Znacznie lepiej układa się współpraca Małopolski z krajem żylińskim, który zaproponował, żeby połączenia bezpośrednie uruchomić od 2019 roku, a od 2018 roku utworzyć połączenia z przesiadką w Suchej Horze na Orawie. To właśnie tam pasażerowie słowackich autobusów lokalnych mają się przesiadać na autobusy użyteczności publicznej do Zakopanego (lub Kuźnic), które zapewni województwo małopolskie. Rozmowy o szczegółach tych połączeń, z udziałem samorządów lokalnych z Podhala, odbyły się niedawno w Żylinie i Krakowie.

Na chwilę obecną planowane jest uruchomienie 12 kursów dziennie Zakopane – Suchá Hora, od 6 rano do 21-22 wieczorem. Poranne autobusy mają wyruszać ze stolicy polskich Tatr o godzinie 6 i 9, a w Suchej Horze mają być skomunikowane z autobusami do Zverovki w Dolinie Rohackiej. Około 7.30 rano ma wyjechać z Suchej Hory pierwszy autobus do Zakopanego.

Założenie jest takie, by autobusy skomunikowały kilka wielkich dolin tatrzańskich: Dolinę Bystrej (Kuźnice, kolejka na Kasprowy Wierch), Dolinę Kościeliską, Chochołowską i Rohacką. Chodzi m.in. o to, by turyści mogli wyjść np. z Doliny Rohackiej na graniczne szczyty Grześ, Rakoń lub Wołowiec, zejść stamtąd na polską stronę do Doliny Chochołowskiej i u jej wylotu wsiąść w autobus, który (z przesiadką w Suchej Horze) zawiezie ich do miejsca, w którym zostawili samochód lub z którego wyruszyli.

Autobusy mają też służyć ruchowi lokalnemu na Podhalu. Ich zaletą ma być to, że komunikacja będzie regularna, autobusy będą jeździć zgodnie z rozkładami jazdy, czego nie można powiedzieć o obecnie funkcjonujących zdezelowanych busach. Będą też kursować poza sezonem, kiedy prywatnym przewoźnikom jazda się nie opłaca.
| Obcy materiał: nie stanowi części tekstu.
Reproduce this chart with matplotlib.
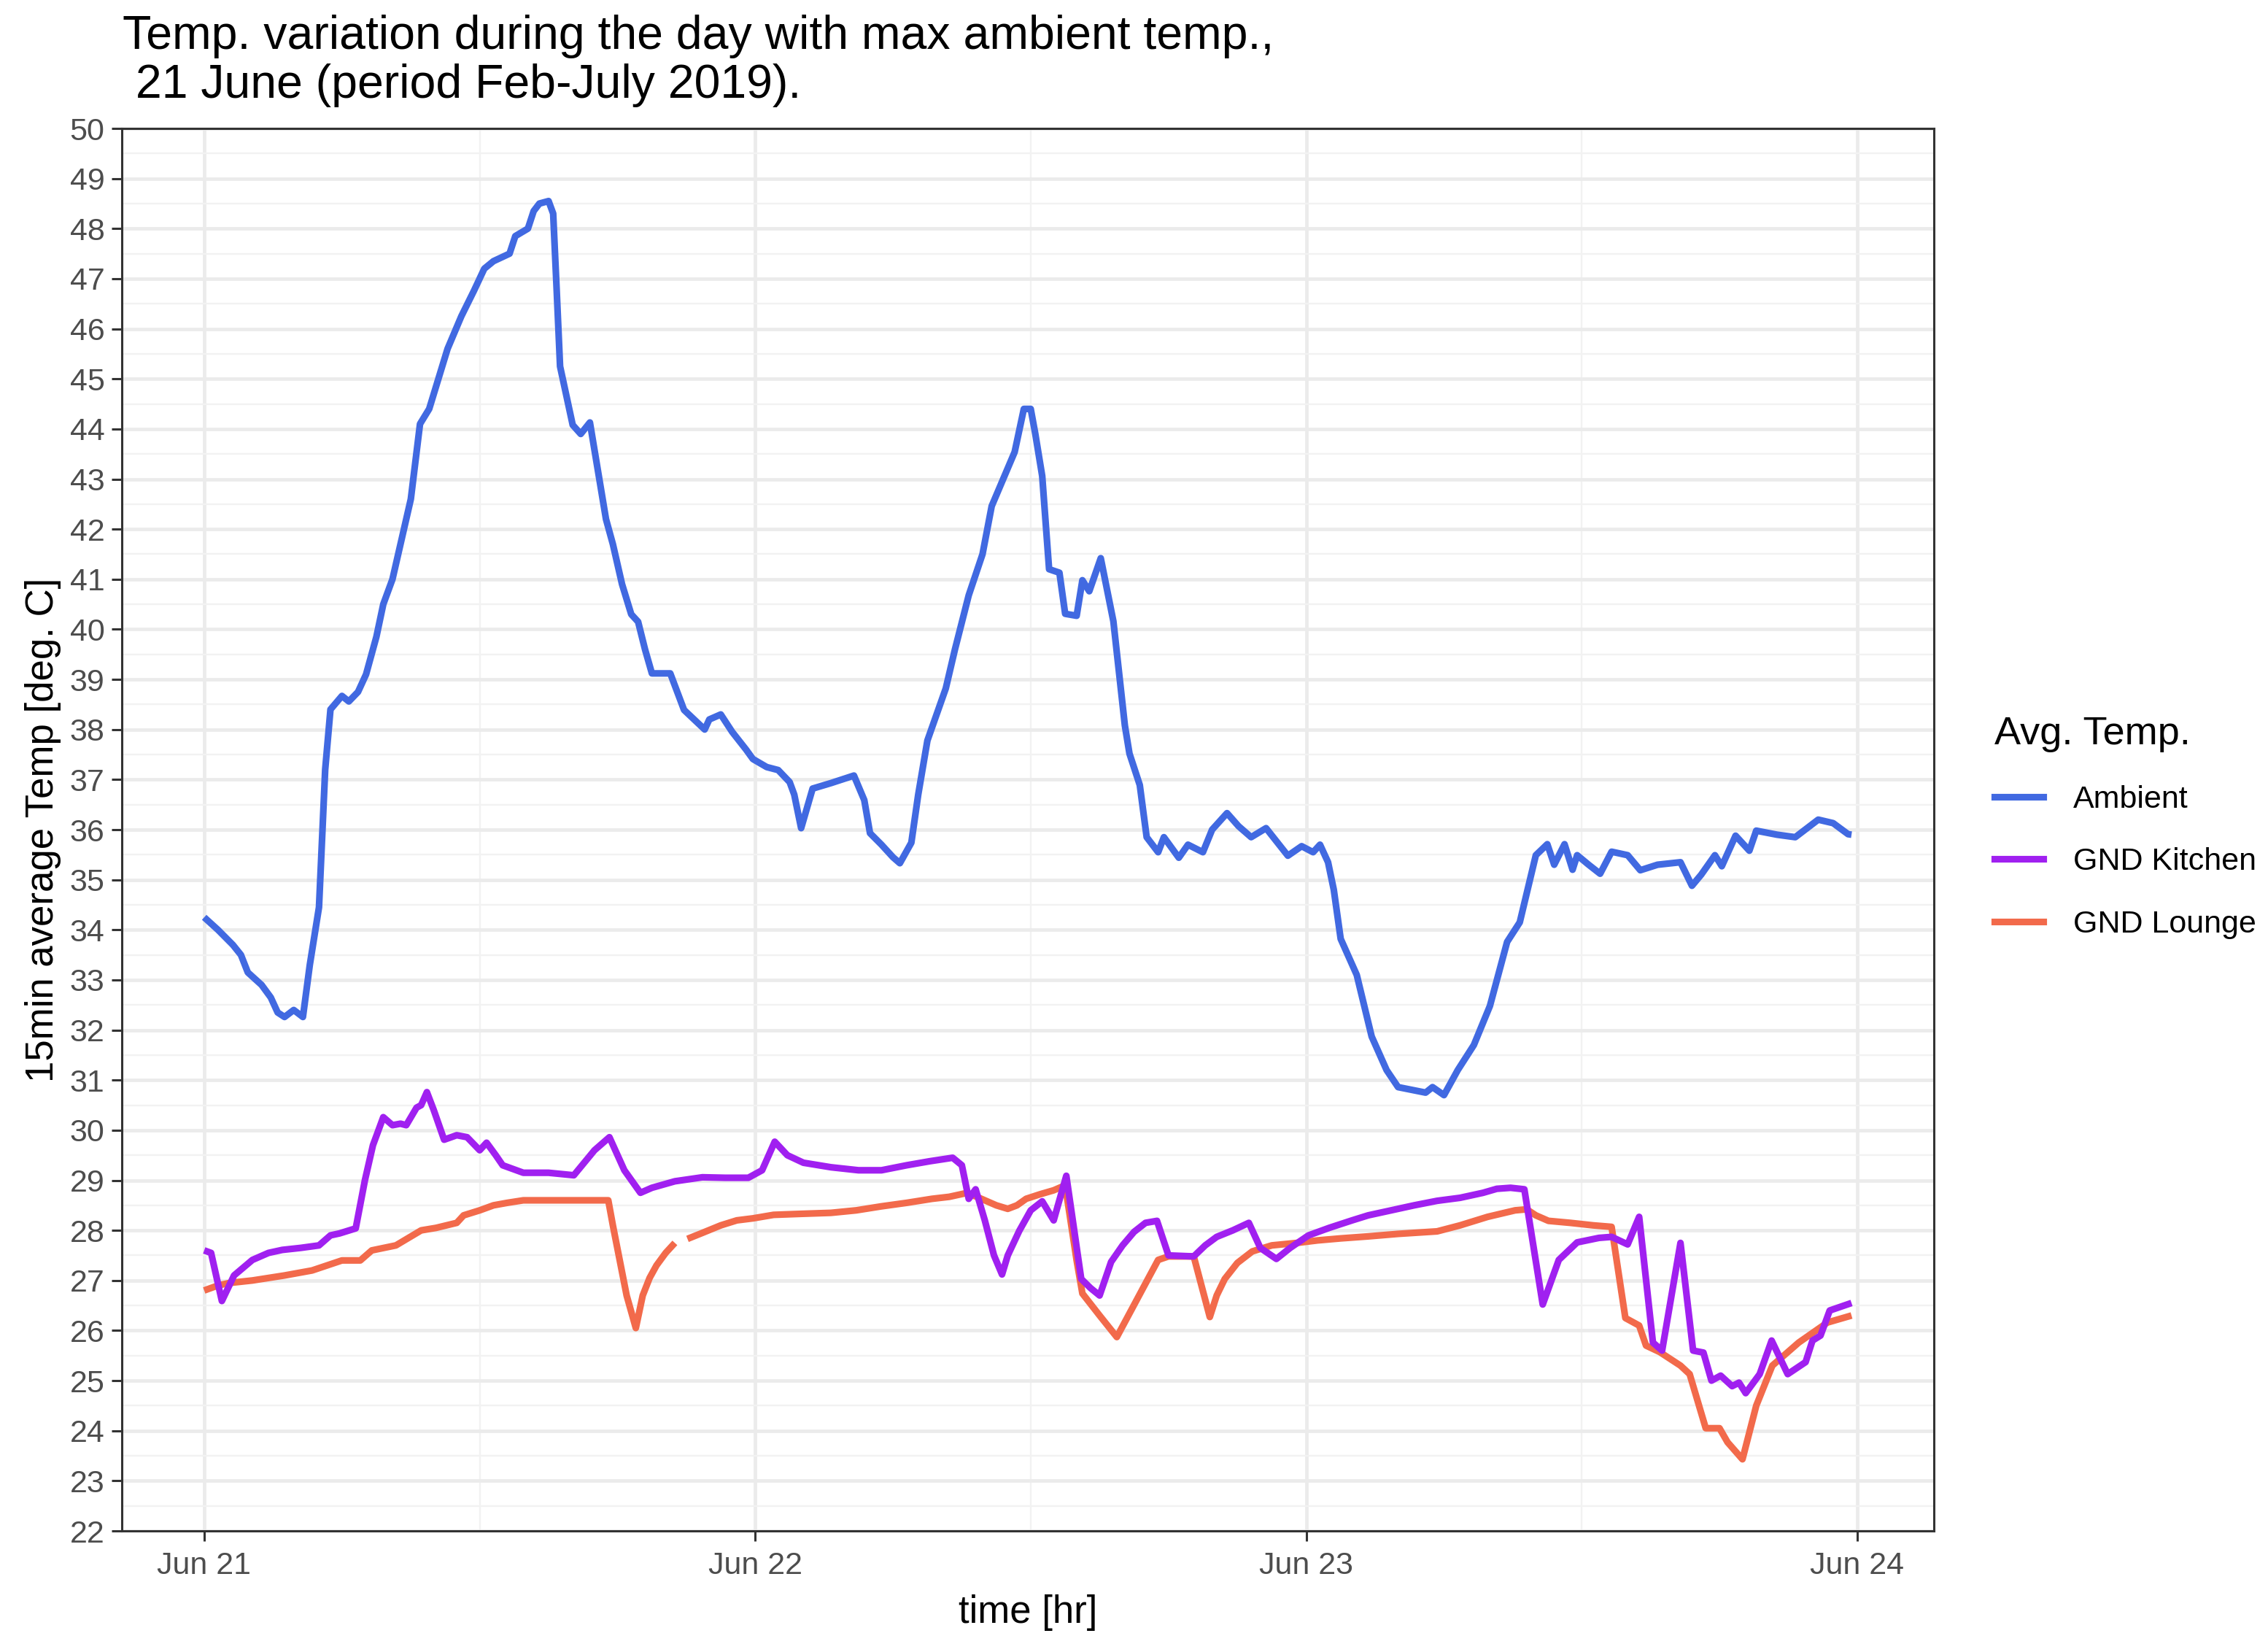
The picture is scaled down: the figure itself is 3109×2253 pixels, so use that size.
import numpy as np
import matplotlib
matplotlib.use("Agg")
import matplotlib.pyplot as plt
import matplotlib.dates as mdates
from matplotlib.ticker import MultipleLocator
from matplotlib.lines import Line2D

plt.rcParams['font.family'] = ['Liberation Sans', 'DejaVu Sans']

# ---------------- data (hours since 2019-06-21 00:00, deg C) ----------------
ambient_h = [0.0, 0.6, 1.25, 1.6, 1.9, 2.5, 2.9, 3.2, 3.5, 3.9, 4.3, 4.6, 5.0, 5.27, 5.5,
             6.0, 6.3, 6.7, 7.05, 7.5, 7.8, 8.2, 8.5, 9.0, 9.4, 9.8, 10.2, 10.6, 11.2,
             11.75, 12.2, 12.6, 13.3, 13.55, 14.1, 14.35, 14.6, 15.0, 15.2, 15.35, 15.5,
             16.05, 16.4, 16.8, 17.1, 17.5, 17.8, 18.2, 18.6, 18.9, 19.2, 19.5, 20.3,
             20.9, 21.8, 22.0, 22.5, 23.0, 23.6, 23.9, 24.5, 25.0, 25.5, 25.7, 26.0,
             26.5, 27.3, 28.3, 28.75, 29.0, 29.5, 30.0, 30.3, 30.8, 31.1, 31.5, 31.9,
             32.3, 32.7, 33.3, 33.9, 34.3, 34.8, 35.1, 35.3, 35.7, 36.0, 36.2, 36.5,
             36.8, 37.25, 37.5, 38.0, 38.25, 38.55, 39.05, 39.6, 40.1, 40.3, 40.75,
             41.05, 41.55, 41.8, 42.45, 42.85, 43.5, 43.9, 44.55, 45.05, 45.6, 46.25,
             47.2, 47.8, 48.3, 48.6, 48.95, 49.2, 49.5, 50.2, 50.85, 51.5, 52.0, 53.2,
             53.5, 54.0, 54.6, 55.3, 56.0, 56.75, 57.3, 58.0, 58.5, 58.8, 59.25, 59.6,
             59.8, 60.3, 60.8, 61.3, 62.0, 62.55, 63.3, 64.3, 64.8, 65.2, 65.8, 66.1,
             66.7, 67.3, 67.6, 68.5, 69.3, 70.3, 70.95, 71.6, 71.75]
ambient_t = [34.25, 34.0, 33.7, 33.5, 33.15, 32.9, 32.65, 32.35, 32.26, 32.4, 32.26, 33.3,
             34.45, 37.2, 38.4, 38.67, 38.56, 38.75, 39.1, 39.85, 40.5, 41.0, 41.6, 42.6,
             44.1, 44.4, 45.0, 45.6, 46.25, 46.76, 47.2, 47.35, 47.5, 47.85, 48.0, 48.35,
             48.5, 48.55, 48.3, 46.8, 45.25, 44.08, 43.9, 44.13, 43.3, 42.2, 41.7, 40.9,
             40.3, 40.15, 39.6, 39.12, 39.12, 38.39, 38.0, 38.2, 38.3, 37.95, 37.6, 37.41,
             37.25, 37.19, 36.95, 36.7, 36.03, 36.82, 36.93, 37.08, 36.59, 35.93, 35.7,
             35.45, 35.33, 35.74, 36.7, 37.78, 38.3, 38.82, 39.6, 40.68, 41.5, 42.46, 43.0,
             43.32, 43.54, 44.4, 44.4, 43.9, 43.06, 41.2, 41.13, 40.31, 40.27, 40.98, 40.76,
             41.42, 40.16, 38.08, 37.52, 36.89, 35.85, 35.55, 35.85, 35.44, 35.7, 35.55,
             36.0, 36.33, 36.07, 35.85, 36.03, 35.48, 35.67, 35.55, 35.7, 35.35, 34.8,
             33.82, 33.1, 31.87, 31.2, 30.86, 30.75, 30.86, 30.7, 31.2, 31.7, 32.48, 33.76,
             34.15, 35.49, 35.71, 35.3, 35.71, 35.2, 35.49, 35.3, 35.12, 35.56, 35.49,
             35.19, 35.3, 35.35, 34.88, 35.1, 35.49, 35.27, 35.88, 35.58, 35.98, 35.9,
             35.85, 36.2, 36.13, 35.91, 35.9]

kitchen_h = [0.0, 0.3, 0.77, 1.3, 2.1, 2.8, 3.4, 4.2, 5.0, 5.5, 5.9, 6.6, 7.0, 7.35, 7.8,
             8.2, 8.55, 8.8, 9.25, 9.45, 9.7, 10.0, 10.45, 11.0, 11.45, 12.0, 12.3, 12.7,
             13.0, 13.9, 15.0, 16.1, 17.0, 17.65, 18.3, 19.0, 19.5, 20.5, 21.7, 22.7, 23.7,
             24.3, 24.85, 25.4, 26.1, 27.3, 28.5, 29.5, 30.6, 31.6, 32.6, 33.0, 33.3, 33.6,
             34.0, 34.4, 34.75, 35.0, 35.5, 36.0, 36.5, 37.0, 37.55, 38.2, 38.6, 39.0,
             39.5, 40.0, 40.5, 41.0, 41.5, 42.0, 43.1, 43.6, 44.1, 44.8, 45.5, 46.0, 46.7,
             47.3, 48.1, 49.0, 50.0, 50.7, 51.7, 52.7, 53.7, 54.7, 55.7, 56.3, 56.9, 57.5,
             58.3, 59.0, 59.8, 60.75, 61.3, 62.0, 62.5, 63.1, 63.5, 64.3, 64.85, 65.3,
             65.65, 66.05, 66.55, 66.85, 67.14, 67.75, 68.27, 68.97, 69.75, 70.05, 70.4,
             70.8, 71.75]
kitchen_t = [27.6, 27.55, 26.59, 27.1, 27.41, 27.55, 27.61, 27.65, 27.7, 27.9, 27.94, 28.04,
             29.0, 29.7, 30.26, 30.1, 30.13, 30.1, 30.45, 30.5, 30.76, 30.4, 29.81, 29.9,
             29.86, 29.6, 29.75, 29.5, 29.3, 29.15, 29.15, 29.1, 29.6, 29.86, 29.2, 28.75,
             28.85, 28.98, 29.06, 29.05, 29.05, 29.2, 29.77, 29.5, 29.35, 29.26, 29.2, 29.2,
             29.3, 29.38, 29.45, 29.3, 28.63, 28.82, 28.2, 27.5, 27.12, 27.5, 27.99, 28.4,
             28.58, 28.2, 29.09, 27.03, 26.85, 26.7, 27.37, 27.7, 27.97, 28.15, 28.19, 27.5,
             27.48, 27.7, 27.87, 28.0, 28.15, 27.65, 27.43, 27.65, 27.9, 28.05, 28.2, 28.3,
             28.4, 28.5, 28.59, 28.65, 28.75, 28.83, 28.85, 28.82, 26.52, 27.41, 27.76,
             27.85, 27.87, 27.72, 28.27, 25.76, 25.6, 27.75, 25.6, 25.56, 25.0, 25.1, 24.89,
             24.96, 24.75, 25.13, 25.8, 25.13, 25.37, 25.8, 25.9, 26.4, 26.55]

lounge_h = [0.0, 0.6, 1.1, 2.1, 3.5, 4.7, 5.35, 6.0, 6.8, 7.3, 8.35, 9.45, 10.1, 11.0, 11.3,
            12.0, 12.6, 13.2, 13.9, 15.0, 16.4, 17.6, 17.8, 18.1, 18.4, 18.8, 19.1, 19.4,
            19.7, 20.1, 20.5, 20.75, 21.05, 21.7, 22.5, 23.2, 23.9, 24.8, 26.0, 27.3, 28.4,
            29.5, 30.6, 31.7, 32.45, 33.15, 33.6, 34.0, 34.5, 35.0, 35.4, 35.8, 36.4, 37.0,
            37.5, 38.0, 38.25, 39.0, 39.75, 41.55, 42.0, 43.1, 43.8, 44.1, 44.45, 45.0,
            45.65, 46.5, 47.6, 48.5, 49.5, 50.7, 52.0, 53.7, 54.7, 55.9, 57.1, 57.6, 58.0,
            58.55, 59.5, 60.5, 61.3, 61.9, 62.5, 62.8, 63.4, 64.3, 64.7, 65.4, 66.0, 66.35,
            67.0, 67.6, 68.3, 69.45, 70.7, 71.75]
lounge_t = [26.8, 26.9, 26.95, 27.0, 27.1, 27.2, 27.3, 27.4, 27.4, 27.6, 27.7, 28.0, 28.05,
            28.15, 28.3, 28.4, 28.5, 28.55, 28.6, 28.6, 28.6, 28.6, 28.1, 27.4, 26.7, 26.05,
            26.7, 27.05, 27.3, 27.55, 27.75, np.nan, 27.83, 27.95, 28.1, 28.2, 28.24, 28.31,
            28.33, 28.35, 28.4, 28.48, 28.55, 28.63, 28.67, 28.74, 28.68, 28.6, 28.5, 28.43,
            28.5, 28.63, 28.72, 28.8, 28.9, 27.4, 26.74, 26.3, 25.87, 27.41, 27.48, 27.48,
            26.27, 26.7, 27.03, 27.35, 27.58, 27.7, 27.75, 27.8, 27.84, 27.88, 27.93, 27.98,
            28.1, 28.27, 28.4, 28.42, 28.3, 28.19, 28.15, 28.1, 28.07, 26.25, 26.1, 25.7,
            25.57, 25.3, 25.13, 24.05, 24.05, 23.77, 23.43, 24.5, 25.3, 25.76, 26.16, 26.3]

series_names = ["Ambient", "GND Kitchen", "GND Lounge"]
series_colors = ["#4169E1", "#A020F0", "#F26A4B"]

start = np.datetime64("2019-06-21T00:00:00")


def to_time(hours):
    secs = np.round(np.asarray(hours, dtype=float) * 3600).astype("int64")
    return start + secs.astype("timedelta64[s]")


# ---------------- figure ----------------
W, H, DPI = 3109, 2253, 200
fig = plt.figure(figsize=(W / DPI, H / DPI), dpi=DPI)
ax = fig.add_axes([167 / W, 1 - 2098 / H, (2651 - 167) / W, (2098 - 176) / H])

lw = 3.3
data = [(ambient_h, ambient_t), (kitchen_h, kitchen_t), (lounge_h, lounge_t)]
zorders = [3, 5, 4]
for (hh, tt), name, col, z in zip(data, series_names, series_colors, zorders):
    ax.plot(to_time(hh), np.asarray(tt, dtype=float), color=col, lw=lw,
            solid_joinstyle="round", solid_capstyle="butt", zorder=z, label=name)

span_h = 71.75
pad_h = 0.05 * span_h
ax.set_xlim(to_time([-pad_h])[0], to_time([span_h + pad_h])[0])
ax.set_ylim(22, 50)

ax.xaxis.set_major_locator(mdates.DayLocator())
ax.xaxis.set_major_formatter(mdates.DateFormatter("%b %d"))
ax.xaxis.set_minor_locator(mdates.HourLocator(byhour=[12]))
ax.yaxis.set_major_locator(MultipleLocator(1))
ax.yaxis.set_minor_locator(MultipleLocator(0.5))

ax.grid(which="major", color="#EBEBEB", lw=1.7, zorder=0)
ax.grid(which="minor", color="#F2F2F2", lw=0.85, zorder=0)
ax.set_axisbelow(True)

for sp in ax.spines.values():
    sp.set_color("#333333")
    sp.set_linewidth(1.1)

ax.tick_params(which="major", length=5, width=1.1, color="#333333",
               labelcolor="#4D4D4D", labelsize=15.5)
ax.tick_params(axis="y", which="major", pad=3.5)
ax.tick_params(axis="x", which="major", pad=5)
ax.tick_params(which="minor", length=0)

ax.set_xlabel("time [hr]", fontsize=19, color="black", labelpad=7)
ax.set_ylabel("15min average Temp [deg. C]", fontsize=19, color="black", labelpad=4)

fig.text(168 / W, 1 - 20 / H,
         "Temp. variation during the day with max ambient temp.,\n 21 June (period Feb-July 2019).",
         fontsize=23.2, ha="left", va="top", linespacing=1.15)

handles = [Line2D([], [], color=c, lw=lw) for c in series_colors]
leg = fig.legend(handles, series_names, title="Avg. Temp.", loc="upper left",
                 bbox_to_anchor=(2734 / W, 1 - 981 / H), frameon=False,
                 fontsize=15.5, title_fontsize=19.5, handlelength=1.55,
                 handletextpad=0.95, labelspacing=1.05, borderpad=0,
                 borderaxespad=0, alignment="left")

fig.savefig("out.png", dpi=DPI, facecolor="white")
Ważne jest też to, że turyści i mieszkańcy zyskają połączenia także późnym wieczorem – odpadnie dzięki temu dylemat, czy po godzinie 20 w ogóle coś pojedzie i czy nie będzie trzeba spędzić nocy w lesie.

Organizatorzy liczą też na to, że dzięki regularnym połączeniom ludzie w końcu zaczną podejmować pracę w sąsiednim kraju: Słowacy – w Polsce, a Polacy – na Słowacji. W grę wchodzą także dojazdy na zakupy, a także np. wymiany szkolne czy wyjazdy słowackich dzieci na zajęcia pływania na baseny w Zakopanem czy Termach Chochołowskich.